Pages

Wednesday, November 13, 2013

Reaping Blessing Through Wrestling

You should never argue with a crazy mind
You oughta know by now...
It seems such a waste of time
If that's what it's all about
If that’s movin’ up then I’m movin’ out.
(Billy Joel)



Wrestling is hard work.  It can be painful in the moment, and it can leave a person exhausted and disfigured.  In this week’s Torah portion, Jacob wrestles, and comes away with two things: a lifelong limp and a new name.  Israel - one who wrestles with God - becomes his name, and it also becomes our name, the name of all of the descendants of his father and grandfather.

One of my personal mottos is na’aseh venishmah, literally “we will do and we will understand,” but what I understand to mean “do the next right thing.”  Sometimes we need to do in order to understand.

This is also a place of intense wrestling - wrestling with the godliness within, wrestling to understand God’s desire for me.  If I don’t understand, then how do I know it is the right thing? What part does gut feeling play in some of the most important decisions I might make as a result?

As a place of wrestling, it is a place of scarification, a place that cuts into me with permanence. Doing the next right thing requires knowing when to wrestle, when to keep up the fight. It also demands that I know when not to wrestle, when to let go, when to walk away from the fight. Sometimes that’s the hardest thing - letting go before the wounds get to deep. 

There are things to give up on, and there are things not to give up on.  I had a conversation with a colleague, recently, about responding pastorally to a family around suicide.  I have been on both sides, having lost a brother and a close friend to suicide, and having officiated at funerals for suicides.  I understand suicide to come at a moment when an individual has given up on everything.  I see that - but I don’t fully understand it, and I hope that I never will.

But actually, that’s the key word - hope.  It is a remarkable thing, always creeping up when the wrestling - when the decision about how to wrestle and when to let go - is at its worst, when I think I’ll never figure it out.  Hope creeps in and reminds me of one of my other personal mottos,
gam zeh ya’avor, “this too shall pass.”  Clearly, this is something that someone in the midst of suicide cannot or will not grasp.  But for me it has led to some of the most beautiful experiences in my life.

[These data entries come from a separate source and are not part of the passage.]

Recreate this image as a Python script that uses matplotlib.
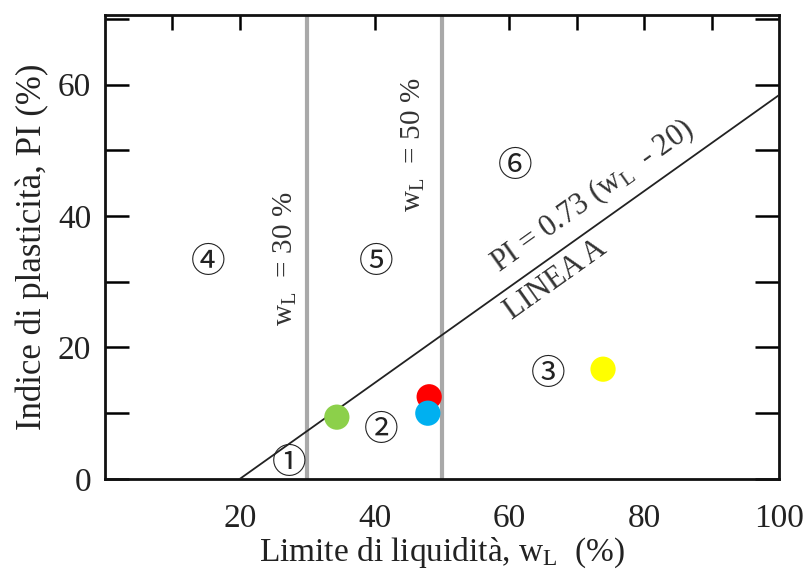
import numpy as np
import matplotlib
matplotlib.use("Agg")
import matplotlib.pyplot as plt

# Plasticity chart (Casagrande) with four soil samples
x_ticks = [20, 40, 60, 80, 100]
y_ticks = [0, 20, 40, 60]

sample_wl = [34.4, 48.1, 47.9, 73.9]
sample_pi = [9.4, 12.5, 10.0, 16.7]
sample_colors = ["#8cd04a", "#ff0000", "#00b0f0", "#ffff00"]

zone_labels = ["\u2460", "\u2461", "\u2462", "\u2463", "\u2464", "\u2465"]
zone_x = [27.3, 41.0, 65.8, 15.3, 40.3, 60.9]
zone_y = [2.3, 7.3, 15.9, 32.9, 33.0, 47.5]

a_slope = 0.73
a_offset = 20
wl_limits = [30, 50]

plt.rcParams["font.family"] = ["Liberation Serif", "DejaVu Serif"]
plt.rcParams["mathtext.fontset"] = "custom"
plt.rcParams["mathtext.rm"] = "Liberation Serif"
plt.rcParams["mathtext.it"] = "Liberation Serif:italic"

fig = plt.figure(figsize=(8.08, 5.77), dpi=100)
ax = fig.add_axes([0.130, 0.170, 0.834, 0.804])
ax.set_xlim(0, 100)
ax.set_ylim(0, 70.6)

text_col = "#222222"

# A-line
xa = np.array([a_offset, 100])
ax.plot(xa, a_slope * (xa - a_offset), color="#222222", lw=1.3, zorder=3)

# liquid-limit boundaries
for wl in wl_limits:
    ax.axvline(wl, color="#a9a9a9", lw=3, zorder=2)

# samples
ax.scatter(sample_wl, sample_pi, s=330, c=sample_colors, edgecolors="none", zorder=5)

# zone numbers
for lab, zx, zy in zip(zone_labels, zone_x, zone_y):
    ax.text(zx, zy, lab, fontsize=25, ha="center", va="center", color=text_col,
            family=["Noto Sans CJK JP", "DejaVu Sans"], zorder=4)

# line annotations
ax.text(26.8, 33.5, r"w$_\mathrm{L}$  = 30 %", rotation=90, fontsize=21,
        ha="center", va="center", color="#333333")
ax.text(45.8, 50.8, r"w$_\mathrm{L}$  = 50 %", rotation=90, fontsize=21,
        ha="center", va="center", color="#333333")
ang = np.degrees(np.arctan(a_slope * ax.bbox.height / 70.6 / (ax.bbox.width / 100)))
ax.text(72.3, 43.0, r"PI = 0.73 (w$_\mathrm{L}$  - 20)", rotation=ang,
        rotation_mode="anchor", fontsize=22, ha="center", va="center", color="#333333")
ax.text(66.9, 30.3, "LINEA A", rotation=ang, rotation_mode="anchor",
        fontsize=22, ha="center", va="center", color="#333333")

# axes styling
for sp in ax.spines.values():
    sp.set_linewidth(2)
    sp.set_color("#111111")

ax.set_xticks(x_ticks)
ax.set_xticklabels([str(v) for v in x_ticks])
ax.set_yticks(y_ticks)
ax.set_yticklabels([str(v) for v in y_ticks])
ax.set_yticks(range(10, 71, 20), minor=True)
ax.set_xticks(range(10, 100, 10), minor=True)

ax.tick_params(axis="x", which="both", bottom=False, top=False, labelsize=24,
               pad=14, labelcolor=text_col)
ax.tick_params(axis="y", which="both", left=True, right=True, direction="in",
               length=17, width=1.8, labelsize=24, pad=10, labelcolor=text_col)

# top ticks on a secondary axis so the bottom stays bare
top = ax.secondary_xaxis("top")
top.set_xticks(range(10, 100, 10))
top.tick_params(direction="in", length=11, width=1.8, labeltop=False)
top.spines["top"].set_visible(False)

ax.set_xlabel(r"Limite di liquidità, w$_\mathrm{L}$  (%)", fontsize=24, color=text_col, labelpad=1)
ax.set_ylabel("Indice di plasticità, PI (%)", fontsize=25, color=text_col, labelpad=6)

fig.savefig("out.png", dpi=100)
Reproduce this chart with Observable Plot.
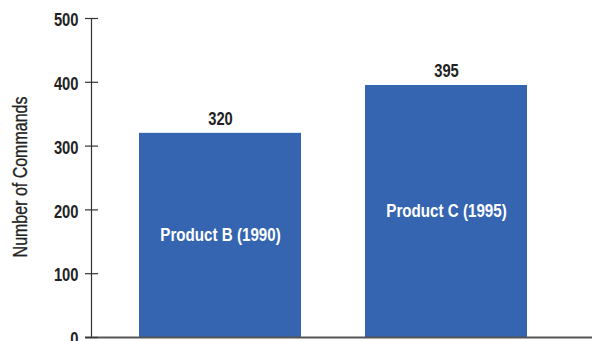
<!DOCTYPE html>
<html>
<head>
<meta charset="utf-8">
<script src="https://cdn.jsdelivr.net/npm/d3@7"></script>
<script src="https://cdn.jsdelivr.net/npm/@observablehq/plot@0.6"></script>
<style>
  html, body { margin: 0; padding: 0; background: #fff; }
  #chart svg { display: block; }
</style>
</head>
<body>
<div id="chart"></div>
<script>
const products = ["Product B (1990)", "Product C (1995)"];
const commands = [320, 395];
const yTicks = [0, 100, 200, 300, 400, 500];
const yLabel = "Number of Commands";

const data = products.map((p, i) => ({product: p, value: commands[i]}));
const FONT = "'Liberation Sans', Arial, sans-serif";
const BAR = "#3565B0";

const chart = Plot.plot({
  width: 595,
  height: 341,
  marginLeft: 91,
  marginRight: 3,
  marginTop: 18,
  marginBottom: 4,
  style: {fontFamily: FONT, background: "#fff", overflow: "visible"},
  x: {domain: products, paddingInner: 0.2832, paddingOuter: 0.25, align: 0.425, axis: null},
  y: {domain: [0, 500], axis: null},
  marks: [
    Plot.barY(data, {x: "product", y: "value", fill: BAR}),
    Plot.frame({anchor: "left", stroke: "#333", strokeWidth: 1.2}),
    Plot.ruleY([0], {insetLeft: -6, stroke: "#555", strokeWidth: 2}),
    Plot.axisY(yTicks, {tickSize: 13, dx: 7, stroke: "#333", strokeWidth: 1.2, fill: "none", label: null}),
    Plot.axisY(yTicks, {
      tickSize: 0, tickPadding: 13, dy: 2, fontSize: 18, fontWeight: "bold", fill: "#222", label: null
    }),
    Plot.text([yLabel], {frameAnchor: "left", textAnchor: "middle", rotate: -90, dx: -71, dy: -1, text: d => d,
      fontSize: 19.5, fill: "#222", stroke: "#222", strokeWidth: 0.3}),
    Plot.text(data, {x: "product", y: "value", text: d => String(d.value), lineAnchor: "bottom", dy: -8,
      fontSize: 18, fontWeight: "bold", fill: "#222"}),
    Plot.text(data, {x: "product", y: d => d.value / 2, text: "product", fill: "#fff",
      fontSize: 18.5, fontWeight: "bold"})
  ]
});
// condense the glyphs horizontally (no narrow font is installed)
d3.select(chart).selectAll("text").each(function() {
  const t = this.getAttribute("transform");
  if (t) this.setAttribute("transform", t + " scale(0.82,1)");
});
document.getElementById("chart").appendChild(chart);
</script>
</body>
</html>
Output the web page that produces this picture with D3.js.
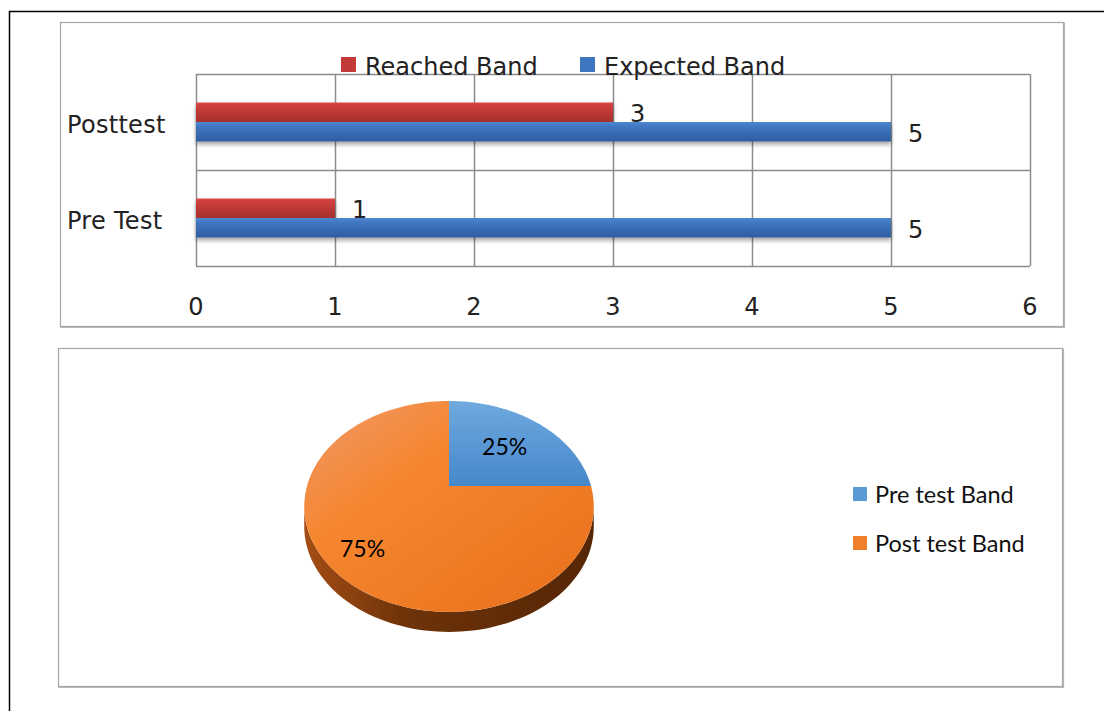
<!DOCTYPE html>
<html><head><meta charset="utf-8">
<script src="https://cdn.jsdelivr.net/npm/d3@7"></script>
<style>
html,body{margin:0;padding:0;background:#fff;}
svg{display:block;}
</style></head>
<body>
<svg id="c" width="1104" height="711"></svg>
<script>
// ---- data ----
const barCategories = ["Posttest", "Pre Test"];
const barSeries = ["Reached Band", "Expected Band"];
const reachedBand = [3, 1];
const expectedBand = [5, 5];
const xTicks = [0, 1, 2, 3, 4, 5, 6];

const pieCategories = ["Pre test Band", "Post test Band"];
const pieValues = [25, 75];
const pieLabels = ["25%", "75%"];

// ---- setup ----
const svg = d3.select("#c");
const defs = svg.append("defs");

function linGrad(id, x1, y1, x2, y2, stops) {
  const g = defs.append("linearGradient").attr("id", id)
    .attr("x1", x1).attr("y1", y1).attr("x2", x2).attr("y2", y2);
  stops.forEach(s => g.append("stop").attr("offset", s[0]).attr("stop-color", s[1]));
}
linGrad("gRed", 0, 0, 0, 1, [[0, "#d84a47"], [0.15, "#cf3f3c"], [1, "#a5302e"]]);
linGrad("gBlue", 0, 0, 0, 1, [[0, "#4f87d0"], [0.2, "#4279c4"], [1, "#2f5d9e"]]);
linGrad("gOrange", 0, 0, 1, 1, [[0, "#f0996a"], [0.35, "#f5862f"], [1, "#e86f1a"]]);
linGrad("gBlueP", 0, 0, 0, 1, [[0, "#6fa9df"], [1, "#4688cb"]]);
linGrad("gSide", 0, 0, 1, 0, [[0, "#a44c14"], [0.35, "#6e3309"], [1, "#552606"]]);
const f = defs.append("filter").attr("id", "shadow").attr("x", "-5%").attr("y", "-50%").attr("width", "110%").attr("height", "250%");
f.append("feDropShadow").attr("dx", 0).attr("dy", 3).attr("stdDeviation", 2)
  .attr("flood-color", "#000").attr("flood-opacity", 0.35);

// outer frame
svg.append("line").attr("x1", 9).attr("x2", 1104).attr("y1", 11.5).attr("y2", 11.5)
  .attr("stroke", "#000").attr("stroke-width", 1.5);
svg.append("line").attr("x1", 9.5).attr("x2", 9.5).attr("y1", 11).attr("y2", 711)
  .attr("stroke", "#000").attr("stroke-width", 1.5);

// chart boxes
function box(x, y, w, h) {
  svg.append("rect").attr("x", x).attr("y", y).attr("width", w).attr("height", h)
    .attr("fill", "#fff").attr("stroke", "#a6a6a6").attr("stroke-width", 1.2);
  svg.append("path").attr("d", `M${x + w + 1},${y} V${y + h + 1} H${x}`)
    .attr("fill", "none").attr("stroke", "#b8b8b8").attr("stroke-width", 1.2);
}
box(60.5, 22.5, 1003, 304);
box(58.5, 348.5, 1004, 338);

// ---- bar chart ----
const plot = {left: 196, right: 1030, top: 74, bottom: 266};
const x = d3.scaleLinear().domain([0, 6]).range([plot.left, plot.right]);
const y0 = d3.scaleBand().domain(barCategories).range([plot.top, plot.bottom]).padding(0);
const y1 = d3.scaleBand().domain(barSeries).range([0, y0.bandwidth()]).paddingInner(0).paddingOuter(1.46);
const fontTop = "'DejaVu Sans', Verdana, sans-serif";

// gridlines
const grid = svg.append("g");
grid.selectAll("line.v").data(xTicks).join("line")
  .attr("x1", d => Math.round(x(d)) + 0.5).attr("x2", d => Math.round(x(d)) + 0.5)
  .attr("y1", plot.top).attr("y2", plot.bottom)
  .attr("stroke", "#8c8c8c").attr("stroke-width", 1.5);
grid.selectAll("line.h").data([plot.top, y0("Pre Test"), plot.bottom]).join("line")
  .attr("x1", plot.left).attr("x2", plot.right)
  .attr("y1", d => d + 0.5).attr("y2", d => d + 0.5)
  .attr("stroke", "#8c8c8c").attr("stroke-width", 1.5);

// bars
const barData = barCategories.map((c, i) => ({
  cat: c,
  vals: [{s: barSeries[0], v: reachedBand[i], fill: "url(#gRed)"},
         {s: barSeries[1], v: expectedBand[i], fill: "url(#gBlue)"}]
}));
const groups = svg.append("g").selectAll("g").data(barData).join("g")
  .attr("transform", d => `translate(0,${y0(d.cat)})`);
groups.append("g").attr("filter", "url(#shadow)")
  .selectAll("rect").data(d => d.vals).join("rect")
  .attr("x", x(0)).attr("y", d => y1(d.s))
  .attr("width", d => x(d.v) - x(0)).attr("height", y1.bandwidth())
  .attr("fill", d => d.fill);
groups.selectAll("text.lbl").data(d => d.vals).join("text")
  .attr("class", "lbl")
  .attr("x", d => x(d.v) + 17).attr("y", d => y1(d.s) + y1.bandwidth() / 2 + 2)
  .attr("dominant-baseline", "central")
  .attr("font-family", fontTop).attr("font-size", 24).attr("fill", "#222")
  .text(d => d.v);

// category labels
svg.append("g").selectAll("text").data(barCategories).join("text")
  .attr("x", 67).attr("y", d => y0(d) + y0.bandwidth() / 2 + 3)
  .attr("dominant-baseline", "central")
  .attr("font-family", fontTop).attr("font-size", 24).attr("fill", "#222")
  .attr("letter-spacing", 0.3)
  .text(d => d);

// x tick labels
svg.append("g").selectAll("text").data(xTicks).join("text")
  .attr("x", d => x(d)).attr("y", 307)
  .attr("text-anchor", "middle").attr("dominant-baseline", "central")
  .attr("font-family", fontTop).attr("font-size", 24).attr("fill", "#222")
  .text(d => d);

// legend (top)
const legTop = svg.append("g").selectAll("g").data(barSeries).join("g")
  .attr("transform", (d, i) => `translate(${341 + i * 239},57)`);
legTop.append("rect").attr("width", 15).attr("height", 15)
  .attr("fill", (d, i) => i === 0 ? "#c43a38" : "#3f76c0");
legTop.append("text").attr("x", 24).attr("y", 10)
  .attr("dominant-baseline", "central")
  .attr("font-family", fontTop).attr("font-size", 24).attr("fill", "#222")
  .text(d => d);

// ---- 3D pie ----
const cx = 449, cy = 486, R = 142, A = 101.5, B = 0.194, depth = 20;
function proj(t, k, dy) {
  const u = Math.sin(t) * k, v = -Math.cos(t) * k;
  const den = 1 - B * v;
  return [cx + R * u / den, cy + A * v / den + (dy || 0)];
}
const pie = d3.pie().sort(null).value(d => d)(pieValues);
const pieFills = ["url(#gBlueP)", "url(#gOrange)"];
const pieG = svg.append("g");
// side wall
const tL = Math.acos(-B), tR = 2 * Math.PI - tL;
pie.forEach((p, i) => {
  const a0 = Math.max(p.startAngle, tL), a1 = Math.min(p.endAngle, tR);
  if (a1 <= a0) return;
  const n = 80, top = [], bot = [];
  for (let j = 0; j <= n; j++) {
    const t = a0 + (a1 - a0) * j / n;
    top.push(proj(t, 1, 0));
    bot.push(proj(t, 1, depth));
  }
  const pts = top.concat(bot.reverse());
  pieG.append("path").attr("d", "M" + pts.map(q => q.join(",")).join("L") + "Z")
    .attr("fill", "url(#gSide)");
});
// top faces
pie.forEach((p, i) => {
  const n = 120, pts = [[cx, cy]];
  for (let j = 0; j <= n; j++) {
    const t = p.startAngle + (p.endAngle - p.startAngle) * j / n;
    pts.push(proj(t, 1, 0));
  }
  pieG.append("path").attr("d", "M" + pts.map(q => q.join(",")).join("L") + "Z")
    .attr("fill", pieFills[i]);
});
// labels
const labelR = [0.6, 0.77];
const pieFont = "Lato, 'Open Sans', sans-serif";
pie.forEach((p, i) => {
  const c = proj((p.startAngle + p.endAngle) / 2, labelR[i], 0);
  pieG.append("text").attr("x", c[0]).attr("y", c[1])
    .attr("text-anchor", "middle").attr("dominant-baseline", "central")
    .attr("font-family", pieFont).attr("font-size", 23).attr("fill", "#000")
    .text(pieLabels[i]);
});
// legend (pie)
const legPieColors = ["#5b9bd5", "#f07f2c"];
const legP = svg.append("g").selectAll("g").data(pieCategories).join("g")
  .attr("transform", (d, i) => `translate(853,${487 + i * 49})`);
legP.append("rect").attr("width", 14).attr("height", 14).attr("fill", (d, i) => legPieColors[i]);
legP.append("text").attr("x", 22).attr("y", 7).attr("dominant-baseline", "central")
  .attr("font-family", pieFont).attr("font-size", 23.5).attr("fill", "#111")
  .text(d => d);
</script>
</body></html>
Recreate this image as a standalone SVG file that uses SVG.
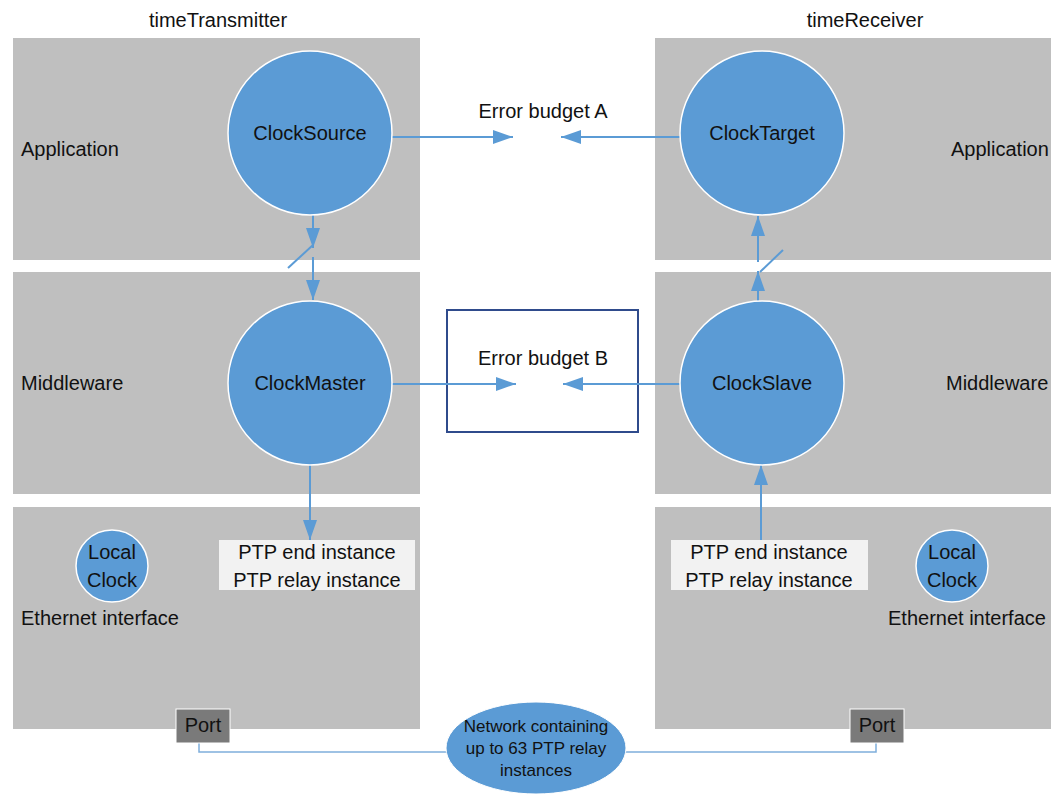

I wrestled, angrily, with God over infertility.  I couldn’t stand the pain.  I shouted and a quarreled with God as friends and colleagues brought child after child into this world. But even when I laughed in disbelief, hope crept in - day after day, month after month, year after year.  Today, I dance with Torah today because my son desires it.  My son, the beloved neshama I thought I had lost during those days of wrestling.  He came only after I let go of the wrestling.

When I wrestle with God over things big and small, hope creeps in, I remember that this too shall pass, and I try to do the next right thing, even when I don’t understand it.  Even if things don’t get better on my timeline, the world brings so many blessings that it’s worth the fight.